Drunkn Bar Fight has been kicking around since 2016, starting life in Early Access before its full release in 2025. It’s a native VR brawler from developer The Munky that’s built one simple promise: pick up literally anything in a bar and hit people with it. No story. No progression system worth mentioning. Just you, a room full of aggressive patrons, and a physics engine that treats every interaction like a slapstick comedy routine.
The hook is the “drunken” mechanic, and it’s not just window dressing. Taking swigs from bottles scattered around each environment actually impacts your character—vision wobbles, movements get sloppy, balance becomes something you fight against rather than rely on. It’s a smart piece of design that transforms what could be a simple melee brawler into something with actual texture. Drunk combatants stagger and lurch in ways that make every punch feel unpredictable, every thrown bottle a gamble. The more you drink, the harder the game becomes, but the more damage you can theoretically deal. It’s a risk-reward system built around commitment to the bit.
Controls are exactly what they should be: grab with triggers, punch with motion, throw with actual throwing motions. The physics engine—branded “Drunkn Physics” with the confidence only an indie developer could muster—handles object interactions with exaggerated ragdoll reactions. Hit someone with a pool cue and they’ll spin like a cartoon character. Toss a dart and it might stick or might bounce off depending on angle and velocity. The unpredictability is the point.
Each environment offers different tools of destruction. The Irish Pub has bottles and chairs and that classic wooden bar aesthetic. The Country Club introduces golf clubs and wine glasses. The Wedding Party lets you ruin someone’s special day with cake and champagne weapons. The Police Station… well, you can imagine what happens there. Everything breaks, everything flies, and eventually everything becomes a weapon whether it was designed to be or not.
Where Drunkn Bar Fight absolutely sings is multiplayer. Four-player co-op transforms the game from a brief distraction into something genuinely worth revisiting. There’s something about shared virtual chaos that flat-screen gaming can’t replicate—actually gesturing to a friend while you’re both swinging pool cues at a virtual bouncer, laughing as the physics engine sends furniture flying in directions no one predicted. Online PvP exists too, though the population is sporadic enough that you’ll want friends to guarantee a match.
The problems show up when you play solo. The AI is functional but shallow—patrons attack in predictable patterns, the challenge comes from numbers rather than intelligence, and after thirty minutes you’ve seen pretty much everything the combat has to offer. There’s no progression system to chase, no unlocks beyond cosmetic weapons, no narrative to pull you forward. It’s a toy box, not a campaign, and that limits its longevity for single-player sessions.
Technically, it’s lightweight and reliable. GTX 970 minimum specs mean it’ll run on nearly any VR-capable PC, and the Quest versions perform smoothly without the visual compromises that plague more ambitious ports.
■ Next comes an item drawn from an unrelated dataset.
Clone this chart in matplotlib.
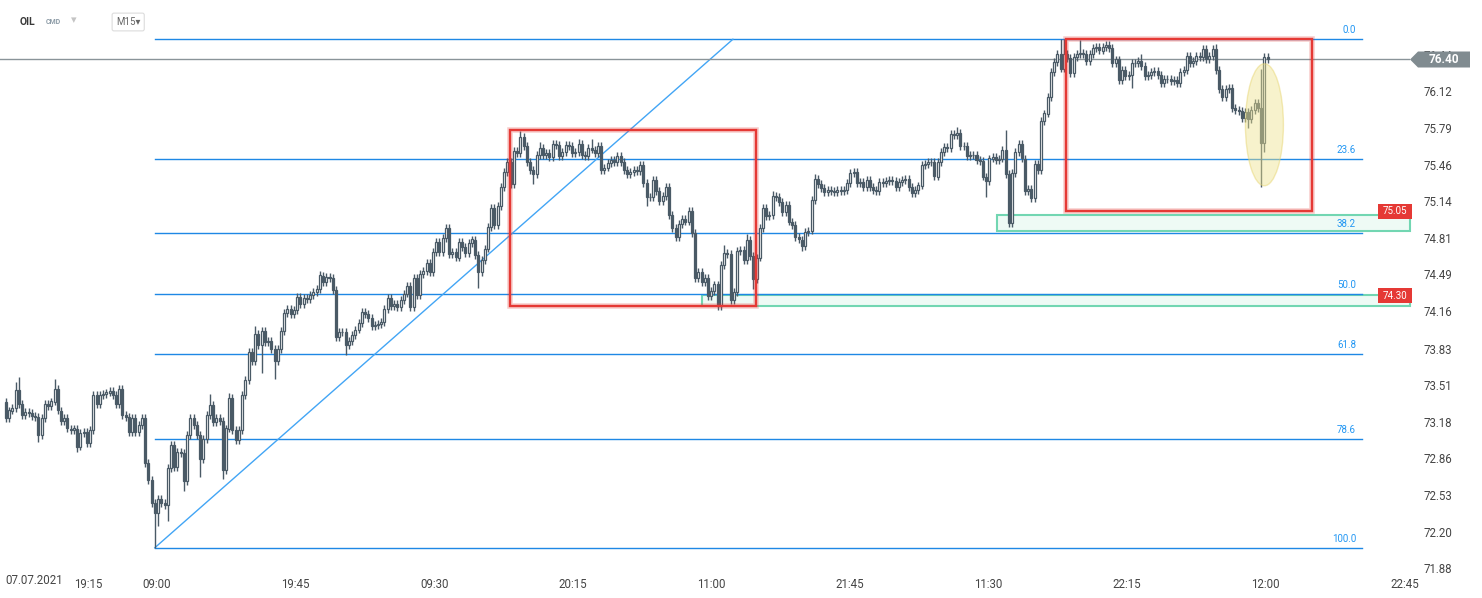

Tracking is solid, comfort options are adequate, and the only real motion sickness risk comes from the intentional wobbling of the drunkenness mechanic itself—which, to be fair, you can mostly avoid by staying sober.
The sequel, Drunkn Bar Fight 2, is in Early Access with expanded environments and “Drunkn Physics 3.0,” but the original remains the more stable, complete package for now. The first game has had nearly a decade of updates and refinement. The second is promising but still finding its footing.
So who is this actually for? Party game enthusiasts who want something stupid-fun for VR game nights. Groups of friends who don’t mind trading depth for immediate, accessible chaos. Anyone who’s ever wanted to throw a barstool through a window without the legal consequences. It’s not for solo players seeking a meaty brawler, and it’s definitely not for anyone who needs narrative justification for their violence.
Drunkn Bar Fight understands exactly what it is and doesn’t pretend otherwise. That’s refreshing in a VR landscape full of overpromising tech demos. The physics are genuinely entertaining, the drunkenness mechanic adds actual mechanical depth, and the social multiplayer works. Just know what you’re buying: an hour of laughs, not a hundred hours of progression. For the right player with the right friends, that’s enough. For everyone else, try before you buy or wait for a sale.
This is the kind of VR experience that justifies the hardware for specific moments—when you have people over, when you want something immediately accessible, when you need to blow off steam without learning complex systems. It’s not essential, but it’s honest about its limitations, and that honesty counts for something in a medium still figuring out what works.